Identify the lines that contain the word "chart", then copy them.

_____

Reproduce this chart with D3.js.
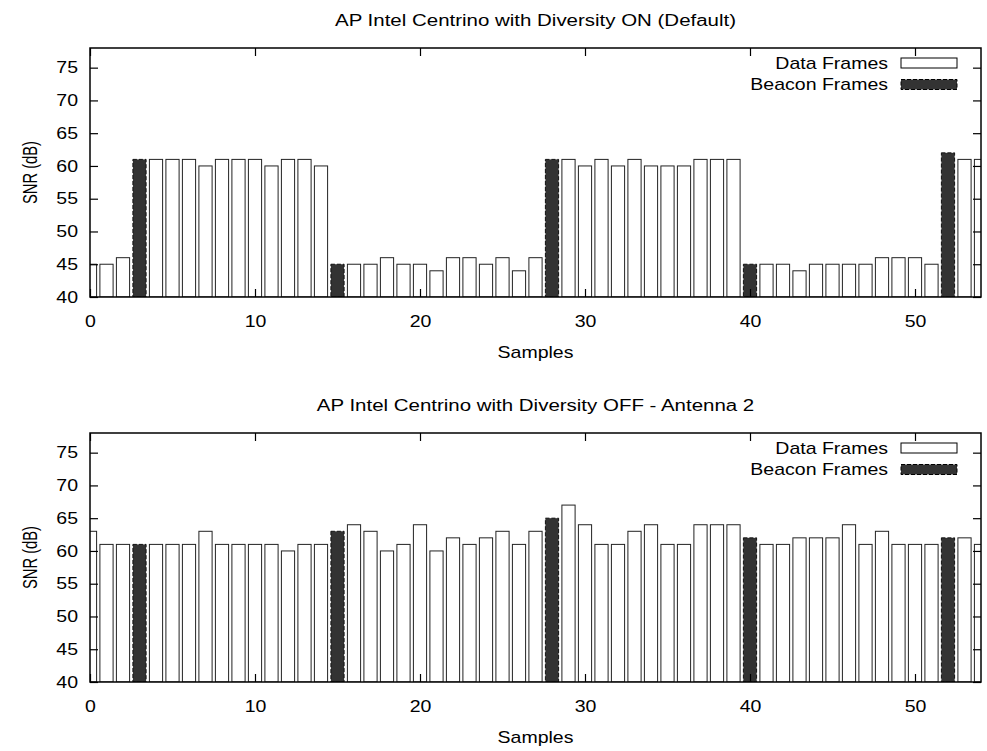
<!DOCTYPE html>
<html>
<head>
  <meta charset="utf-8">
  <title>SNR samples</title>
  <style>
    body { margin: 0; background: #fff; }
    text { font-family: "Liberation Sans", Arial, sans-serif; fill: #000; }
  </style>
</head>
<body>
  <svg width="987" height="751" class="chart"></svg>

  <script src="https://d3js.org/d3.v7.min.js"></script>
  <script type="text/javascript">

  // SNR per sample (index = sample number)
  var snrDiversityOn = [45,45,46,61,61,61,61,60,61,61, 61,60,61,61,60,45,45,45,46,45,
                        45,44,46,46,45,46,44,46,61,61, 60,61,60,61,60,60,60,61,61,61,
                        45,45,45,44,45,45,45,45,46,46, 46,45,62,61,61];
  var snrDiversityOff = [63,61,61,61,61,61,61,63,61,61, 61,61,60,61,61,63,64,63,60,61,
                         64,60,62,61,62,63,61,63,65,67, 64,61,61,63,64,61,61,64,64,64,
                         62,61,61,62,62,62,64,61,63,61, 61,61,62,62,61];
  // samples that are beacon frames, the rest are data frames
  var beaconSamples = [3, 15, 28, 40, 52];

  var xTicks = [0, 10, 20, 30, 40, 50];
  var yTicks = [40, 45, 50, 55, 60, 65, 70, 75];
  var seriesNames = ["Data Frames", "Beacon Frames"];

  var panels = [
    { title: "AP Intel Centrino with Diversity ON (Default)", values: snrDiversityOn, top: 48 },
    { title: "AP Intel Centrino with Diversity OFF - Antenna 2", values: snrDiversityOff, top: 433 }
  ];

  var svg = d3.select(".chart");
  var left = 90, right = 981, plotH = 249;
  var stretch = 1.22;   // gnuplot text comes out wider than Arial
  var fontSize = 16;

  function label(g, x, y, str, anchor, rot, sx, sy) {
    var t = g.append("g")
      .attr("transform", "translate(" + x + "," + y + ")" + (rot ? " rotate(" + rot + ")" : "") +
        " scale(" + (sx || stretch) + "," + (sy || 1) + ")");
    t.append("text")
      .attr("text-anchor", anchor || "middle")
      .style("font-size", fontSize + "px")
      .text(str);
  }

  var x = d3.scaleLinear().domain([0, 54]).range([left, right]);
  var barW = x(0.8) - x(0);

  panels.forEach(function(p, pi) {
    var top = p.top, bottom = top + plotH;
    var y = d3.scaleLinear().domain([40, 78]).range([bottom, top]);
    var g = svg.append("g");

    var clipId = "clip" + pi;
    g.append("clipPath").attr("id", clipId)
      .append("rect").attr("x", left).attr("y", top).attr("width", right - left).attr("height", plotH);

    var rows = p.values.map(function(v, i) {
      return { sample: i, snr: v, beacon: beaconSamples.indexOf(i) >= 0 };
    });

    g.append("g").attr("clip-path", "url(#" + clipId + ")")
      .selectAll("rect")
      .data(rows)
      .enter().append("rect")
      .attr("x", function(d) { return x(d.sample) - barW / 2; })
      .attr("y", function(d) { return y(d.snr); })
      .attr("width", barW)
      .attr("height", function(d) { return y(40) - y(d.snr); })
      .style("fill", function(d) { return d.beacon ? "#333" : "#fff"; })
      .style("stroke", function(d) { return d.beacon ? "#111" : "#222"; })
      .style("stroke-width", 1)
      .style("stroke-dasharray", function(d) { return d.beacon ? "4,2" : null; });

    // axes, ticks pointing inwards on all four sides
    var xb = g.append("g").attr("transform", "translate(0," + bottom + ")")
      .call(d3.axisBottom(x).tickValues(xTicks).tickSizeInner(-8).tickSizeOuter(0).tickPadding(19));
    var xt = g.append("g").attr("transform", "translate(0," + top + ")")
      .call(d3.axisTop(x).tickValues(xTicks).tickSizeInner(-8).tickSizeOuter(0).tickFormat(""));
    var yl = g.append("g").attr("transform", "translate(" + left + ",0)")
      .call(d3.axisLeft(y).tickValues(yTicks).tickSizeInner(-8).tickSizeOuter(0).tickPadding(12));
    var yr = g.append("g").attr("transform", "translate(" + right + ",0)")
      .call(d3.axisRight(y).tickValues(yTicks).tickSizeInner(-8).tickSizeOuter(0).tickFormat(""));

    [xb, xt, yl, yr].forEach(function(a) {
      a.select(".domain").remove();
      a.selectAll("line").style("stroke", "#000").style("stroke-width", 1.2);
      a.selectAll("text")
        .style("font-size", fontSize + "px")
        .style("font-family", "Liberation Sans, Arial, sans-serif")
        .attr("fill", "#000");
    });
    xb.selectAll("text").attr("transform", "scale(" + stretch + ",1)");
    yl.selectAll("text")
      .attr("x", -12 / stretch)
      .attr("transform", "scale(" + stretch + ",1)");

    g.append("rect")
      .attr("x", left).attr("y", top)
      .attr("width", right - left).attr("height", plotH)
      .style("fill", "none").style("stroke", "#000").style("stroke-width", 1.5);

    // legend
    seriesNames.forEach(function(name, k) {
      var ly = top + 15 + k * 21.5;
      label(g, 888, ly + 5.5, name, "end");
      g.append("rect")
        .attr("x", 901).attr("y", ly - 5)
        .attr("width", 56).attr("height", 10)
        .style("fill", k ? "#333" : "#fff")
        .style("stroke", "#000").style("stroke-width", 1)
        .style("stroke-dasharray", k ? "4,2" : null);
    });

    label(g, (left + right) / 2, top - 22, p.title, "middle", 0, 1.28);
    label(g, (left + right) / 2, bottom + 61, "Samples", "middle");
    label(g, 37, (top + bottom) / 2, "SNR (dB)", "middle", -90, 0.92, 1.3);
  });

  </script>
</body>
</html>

_____

* **THE COMPLETED TASK**:
Reproduce this chart with D3.js.
  <svg width="987" height="751" class="chart"></svg>
  var svg = d3.select(".chart");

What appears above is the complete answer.